Di Lenardo’s ‘Gossip’ is made from Pinot Grigio grapes which have spent 18 hours fermenting in contact with their skins; enough time to achieve a beautiful, coppery hue otherwise known as ‘Ramato’. The wine then stays on the lees until bottling. This delicious wine’s luscious aromas include both fresh red fruits and aromatic dried fruits with delightful additional notes of wild flower meadows, hay and almonds.
Di Lenardo has achieved a delicate balance of robust fruit and crisp acidity, characterising the complex palate with flavours that mirror the wine’s bouquet.
So to everyone that thought the wine was delicious give yourselves a pat on the back, you were right!!
Not a great deal to report – Andy Murray loses to an extremely capable young man named Novak, England grind out a tedious win in a friendly football match and our boys in flannels watch a masterclass in One Day cricket that should only surely result in a serious change of personnel.
Phone/photo hacking sweeps the USA as the Cloud seems to be pretty much the least safe place to store confidential files but also shows an interesting celebrity idiosyncrasy – I’m beautiful therefore I must take some photos of my beautiful naked body over and over again – the argument for Polaroid’s has never been stronger!
If it’s September, it must be Chile.
Over the last few years we have made September a chance to focus on the wines from this long, slim South American country partly linked to the fact that Chilean Independence day is on the 18th and the Wines of Chile chaps always send us some nice maps and goodies!
So the focus of this month’s tastings will be Chilean wine plus our Case Club this month is also a Chilefest, replete with a couple of Wayne’s favourite recipes!
For those of you wondering what this ‘Case Club’ thing is, allow me to elaborate. Each month we select 6 wines, 3 white and 3 red normally, write up tasting notes and charge £50 for the box of six – a discount of anywhere between 13-20% off the shelf price. We offer to deliver this case locally to you or you can pick it up from the shop – it’s a wine club like many other wine clubs the difference being you know who we are, where we live etc etc.
Should you be interested in joining in the fun just let us know and we’ll add you to the list. At the beginning of each month we send you the tasting notes, you then say ‘yes, please’ or occasionally ‘no, thank you’, we then deliver and you pay us. Pretty simple, much like us!
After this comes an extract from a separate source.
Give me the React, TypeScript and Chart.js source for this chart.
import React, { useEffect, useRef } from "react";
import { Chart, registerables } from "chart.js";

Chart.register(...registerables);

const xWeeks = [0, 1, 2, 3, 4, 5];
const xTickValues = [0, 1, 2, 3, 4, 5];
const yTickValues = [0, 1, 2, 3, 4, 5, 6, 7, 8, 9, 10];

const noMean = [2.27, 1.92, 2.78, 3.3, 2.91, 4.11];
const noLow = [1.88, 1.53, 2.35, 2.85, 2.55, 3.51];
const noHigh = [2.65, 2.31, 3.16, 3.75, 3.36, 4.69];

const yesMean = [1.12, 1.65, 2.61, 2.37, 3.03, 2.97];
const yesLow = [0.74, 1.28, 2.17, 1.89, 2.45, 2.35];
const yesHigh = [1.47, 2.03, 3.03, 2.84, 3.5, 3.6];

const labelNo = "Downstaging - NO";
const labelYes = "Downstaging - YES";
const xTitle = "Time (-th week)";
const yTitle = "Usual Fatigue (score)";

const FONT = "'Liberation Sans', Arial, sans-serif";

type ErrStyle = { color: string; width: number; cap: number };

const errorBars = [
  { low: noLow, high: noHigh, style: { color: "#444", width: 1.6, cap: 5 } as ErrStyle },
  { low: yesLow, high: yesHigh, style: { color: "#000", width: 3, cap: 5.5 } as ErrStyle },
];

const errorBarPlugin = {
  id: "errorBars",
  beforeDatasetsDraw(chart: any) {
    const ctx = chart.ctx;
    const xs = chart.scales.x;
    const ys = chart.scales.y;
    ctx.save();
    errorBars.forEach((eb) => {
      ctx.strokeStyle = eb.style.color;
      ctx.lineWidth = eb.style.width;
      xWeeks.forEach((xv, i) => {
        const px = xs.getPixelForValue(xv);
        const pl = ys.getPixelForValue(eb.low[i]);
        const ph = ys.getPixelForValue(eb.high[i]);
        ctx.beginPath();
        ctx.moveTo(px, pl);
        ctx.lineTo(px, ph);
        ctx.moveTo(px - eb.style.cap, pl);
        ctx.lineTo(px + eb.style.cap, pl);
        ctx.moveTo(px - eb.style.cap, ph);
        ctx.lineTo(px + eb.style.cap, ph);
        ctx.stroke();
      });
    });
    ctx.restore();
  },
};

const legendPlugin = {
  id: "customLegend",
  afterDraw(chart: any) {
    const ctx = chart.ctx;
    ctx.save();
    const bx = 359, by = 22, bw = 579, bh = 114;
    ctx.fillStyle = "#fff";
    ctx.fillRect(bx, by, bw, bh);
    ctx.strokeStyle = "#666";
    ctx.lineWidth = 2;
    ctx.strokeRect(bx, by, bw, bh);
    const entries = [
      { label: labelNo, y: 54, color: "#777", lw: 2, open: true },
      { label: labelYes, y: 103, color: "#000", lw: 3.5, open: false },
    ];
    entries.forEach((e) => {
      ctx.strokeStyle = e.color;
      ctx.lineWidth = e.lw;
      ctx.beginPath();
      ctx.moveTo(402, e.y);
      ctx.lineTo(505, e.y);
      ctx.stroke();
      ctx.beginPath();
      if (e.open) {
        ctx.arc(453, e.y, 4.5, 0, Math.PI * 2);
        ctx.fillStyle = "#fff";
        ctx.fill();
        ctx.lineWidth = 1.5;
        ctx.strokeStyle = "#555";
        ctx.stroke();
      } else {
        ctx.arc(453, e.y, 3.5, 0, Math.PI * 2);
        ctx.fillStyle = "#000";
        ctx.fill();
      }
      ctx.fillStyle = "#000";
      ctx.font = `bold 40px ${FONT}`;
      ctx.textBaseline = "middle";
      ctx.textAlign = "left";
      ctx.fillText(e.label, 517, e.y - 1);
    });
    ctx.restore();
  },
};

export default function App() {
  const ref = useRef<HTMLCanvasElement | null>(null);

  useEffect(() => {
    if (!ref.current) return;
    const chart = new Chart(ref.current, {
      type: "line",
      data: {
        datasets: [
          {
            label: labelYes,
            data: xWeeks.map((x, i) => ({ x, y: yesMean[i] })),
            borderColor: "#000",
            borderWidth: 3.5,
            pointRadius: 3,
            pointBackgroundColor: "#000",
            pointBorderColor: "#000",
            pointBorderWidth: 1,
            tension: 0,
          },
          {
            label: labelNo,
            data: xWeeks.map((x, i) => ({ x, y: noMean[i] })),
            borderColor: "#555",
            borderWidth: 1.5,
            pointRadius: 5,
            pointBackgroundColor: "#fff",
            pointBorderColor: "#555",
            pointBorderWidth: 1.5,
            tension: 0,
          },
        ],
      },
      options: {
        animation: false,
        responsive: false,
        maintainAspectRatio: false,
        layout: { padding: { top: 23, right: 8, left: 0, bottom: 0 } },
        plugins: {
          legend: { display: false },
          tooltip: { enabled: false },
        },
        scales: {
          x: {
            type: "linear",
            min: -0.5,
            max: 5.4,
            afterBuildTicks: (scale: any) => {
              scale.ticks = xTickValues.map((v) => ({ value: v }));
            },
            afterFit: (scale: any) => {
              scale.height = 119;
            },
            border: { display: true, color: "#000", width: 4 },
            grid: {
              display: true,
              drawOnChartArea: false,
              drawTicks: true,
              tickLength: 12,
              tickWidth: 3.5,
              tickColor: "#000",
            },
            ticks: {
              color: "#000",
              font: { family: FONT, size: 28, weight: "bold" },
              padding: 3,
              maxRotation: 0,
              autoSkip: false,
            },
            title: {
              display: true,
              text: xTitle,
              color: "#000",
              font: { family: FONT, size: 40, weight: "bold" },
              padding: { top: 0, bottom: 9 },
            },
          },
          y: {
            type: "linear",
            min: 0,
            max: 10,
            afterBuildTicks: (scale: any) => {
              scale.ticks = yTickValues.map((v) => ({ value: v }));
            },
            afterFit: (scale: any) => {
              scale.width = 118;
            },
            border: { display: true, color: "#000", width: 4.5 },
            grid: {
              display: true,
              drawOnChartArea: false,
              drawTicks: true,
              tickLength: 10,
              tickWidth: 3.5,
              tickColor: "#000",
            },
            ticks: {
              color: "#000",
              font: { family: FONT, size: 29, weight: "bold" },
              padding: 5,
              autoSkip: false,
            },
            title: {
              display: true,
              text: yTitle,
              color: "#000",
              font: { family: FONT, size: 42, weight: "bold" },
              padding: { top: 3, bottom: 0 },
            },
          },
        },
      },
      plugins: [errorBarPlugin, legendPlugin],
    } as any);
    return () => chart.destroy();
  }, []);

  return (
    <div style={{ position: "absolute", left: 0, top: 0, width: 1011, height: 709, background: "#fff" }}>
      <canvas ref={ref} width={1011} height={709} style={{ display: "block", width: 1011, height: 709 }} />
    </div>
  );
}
Here are the notes for this month’s case, to give you an idea of what we do:
Oyster Shack Chardonnay 2013, Central Valley – £7.29 This Central Valley Chardonnay is unoaked with lively ripe red apple and tropical fruit flavours with a touch of leesy complexity. Nice and crisp in the finish, we’re looking at some early season pumpkin risotto, or if you’re looking for something authentic how about Ave Palta, a chicken and avocado sandwich.
Aromo Viognier 2012, Maule Valley – £8.49 Maule is one of Chile’s traditional wine growing areas, just about 250km south of Santiago. There’s not a great deal of Viognier planted there but when you taste this you’ll wonder why. Lovely and fresh with stone fruit character nicely balanced into a good finish. Tasty with a creamy prawn pasta dish, but how about Ostiones a la Parmesana, clams in butter and parmesan.
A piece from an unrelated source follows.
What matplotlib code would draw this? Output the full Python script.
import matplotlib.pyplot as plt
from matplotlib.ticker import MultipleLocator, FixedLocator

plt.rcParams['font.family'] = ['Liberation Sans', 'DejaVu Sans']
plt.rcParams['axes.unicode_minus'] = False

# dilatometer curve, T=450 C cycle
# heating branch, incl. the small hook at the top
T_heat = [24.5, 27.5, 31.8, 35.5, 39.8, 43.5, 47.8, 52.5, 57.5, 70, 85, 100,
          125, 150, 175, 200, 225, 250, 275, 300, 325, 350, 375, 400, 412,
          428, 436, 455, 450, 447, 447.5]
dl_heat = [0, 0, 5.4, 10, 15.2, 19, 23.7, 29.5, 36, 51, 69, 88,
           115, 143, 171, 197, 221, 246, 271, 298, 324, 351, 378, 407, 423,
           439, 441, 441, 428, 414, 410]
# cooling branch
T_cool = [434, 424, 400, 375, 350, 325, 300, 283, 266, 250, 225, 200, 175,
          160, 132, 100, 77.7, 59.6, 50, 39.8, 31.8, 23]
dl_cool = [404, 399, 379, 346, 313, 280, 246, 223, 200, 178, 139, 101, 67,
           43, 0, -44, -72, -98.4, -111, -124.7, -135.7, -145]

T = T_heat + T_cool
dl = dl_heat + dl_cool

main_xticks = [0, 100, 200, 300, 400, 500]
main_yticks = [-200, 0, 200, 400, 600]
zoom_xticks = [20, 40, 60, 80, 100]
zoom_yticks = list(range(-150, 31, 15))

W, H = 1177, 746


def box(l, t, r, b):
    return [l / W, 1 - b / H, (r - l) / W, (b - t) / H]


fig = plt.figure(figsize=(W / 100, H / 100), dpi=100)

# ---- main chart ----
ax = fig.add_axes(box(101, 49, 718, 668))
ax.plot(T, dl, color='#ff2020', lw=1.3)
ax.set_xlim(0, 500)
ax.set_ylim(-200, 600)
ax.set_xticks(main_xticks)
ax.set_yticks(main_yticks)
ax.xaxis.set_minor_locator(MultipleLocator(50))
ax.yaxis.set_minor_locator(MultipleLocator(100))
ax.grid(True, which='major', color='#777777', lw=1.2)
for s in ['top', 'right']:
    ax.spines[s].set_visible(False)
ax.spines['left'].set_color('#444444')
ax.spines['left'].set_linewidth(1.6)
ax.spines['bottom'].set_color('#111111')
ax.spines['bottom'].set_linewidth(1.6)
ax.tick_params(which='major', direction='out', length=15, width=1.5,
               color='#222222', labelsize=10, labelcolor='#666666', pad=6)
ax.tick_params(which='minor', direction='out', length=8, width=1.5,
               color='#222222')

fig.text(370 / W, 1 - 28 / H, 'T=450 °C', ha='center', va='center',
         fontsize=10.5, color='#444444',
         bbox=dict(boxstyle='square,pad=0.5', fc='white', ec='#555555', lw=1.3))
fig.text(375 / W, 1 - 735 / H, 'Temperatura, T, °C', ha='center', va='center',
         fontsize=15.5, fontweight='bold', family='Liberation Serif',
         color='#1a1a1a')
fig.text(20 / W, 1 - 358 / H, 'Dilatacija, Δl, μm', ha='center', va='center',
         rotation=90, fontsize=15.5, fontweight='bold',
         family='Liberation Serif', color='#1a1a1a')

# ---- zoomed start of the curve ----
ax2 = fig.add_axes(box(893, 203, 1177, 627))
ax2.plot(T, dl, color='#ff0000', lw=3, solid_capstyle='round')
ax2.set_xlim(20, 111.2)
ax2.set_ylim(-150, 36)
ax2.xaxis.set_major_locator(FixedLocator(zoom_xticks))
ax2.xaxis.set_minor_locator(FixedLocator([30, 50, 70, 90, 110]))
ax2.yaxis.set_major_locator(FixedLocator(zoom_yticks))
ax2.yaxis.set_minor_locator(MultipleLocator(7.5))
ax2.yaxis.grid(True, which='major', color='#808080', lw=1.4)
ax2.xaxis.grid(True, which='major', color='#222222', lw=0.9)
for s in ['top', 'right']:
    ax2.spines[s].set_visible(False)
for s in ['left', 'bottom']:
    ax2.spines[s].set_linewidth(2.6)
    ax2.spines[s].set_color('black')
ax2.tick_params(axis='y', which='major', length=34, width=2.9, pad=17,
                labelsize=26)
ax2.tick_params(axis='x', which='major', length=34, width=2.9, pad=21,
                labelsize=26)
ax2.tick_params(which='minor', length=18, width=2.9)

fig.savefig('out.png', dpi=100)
Gallardia del Itata Muscat 2012, Itata Valley – £12.99 Itata is about as far south as winemaking gets in Chile and is where some of the earliest vineyards were planted. This Muscat is, quite frankly, delicious. We listed it following this tasting note: “almost a Viognier nose, nowhere near as floral as you might expect from Muscat – very south Chile region, nice texture and more floral Muscat on the initial palate then we move into more wine character – minerals, herbs and a sniff of spice. Delicious, dry and lasts forever. Yes.” Nuff said.
Casa Azul Pinot Noir 2012, Casablanca Valley – £9.99 Hooray is all I can say! The one thing we know about Pinot Noir is that it is often either very expensive or not very Pinot Noiry, which can sometimes lead to disappointment. Here in Casablanca though the cooler coastal climate really works for the grape. We think this chap is bang on the button – lovely red fruits, light tannins, no bitter finish. It will go with everything from grilled tuna, crisps or how about Costilla de Chancho, a rack of ribs roasted or barbecued.
De Martino Legado Carménère 2 012, Maipo Valley – £12.49 100% Carménère. They were the first carbon neutral winery in South America and the first winery to export Carménère, so why did we choose this wine? Because it tasted good, that’s why! Black fruits and freshly spiced raspberry (spiced raspberry?); velvety, well-rounded and fresh in the finish, maybe a hit of espresso in there. On the sustenance front we’re going for Baste a la Pore, a dish of steak, onions chips and with a fried egg on top.
Carmen Reserva Cabernet Sauvignon 2013, Colchagua – £10.69 We figured it’d be rude to wander around Chile without popping a Cabernet Sauvignon in to your glass. We read somewhere that all the antioxidants in Chilean Cabernet Sauvignon are especially good for you. We’re not qualified to comment on that front, but we would mention the dark black fruits overlaid with hints of cassis, eucalyptus and allspice. Rich and velvety smooth on the palate with excellent weight into the finish. We’re suggesting Pastel de Choclo with this one which is similar to Shepherd’s Pie, which would also work.
All this, for £50, marvellous.
As predicted we’ll be putting Chile in your glass too. I think we’ll dip into the selection above to start with and try the Muscat from Itata and whilst we’re towards the south, how about the Cabernet Sauvignon too?
Lot’s about wine this week, one of the most focused emails we’ve written for a long time!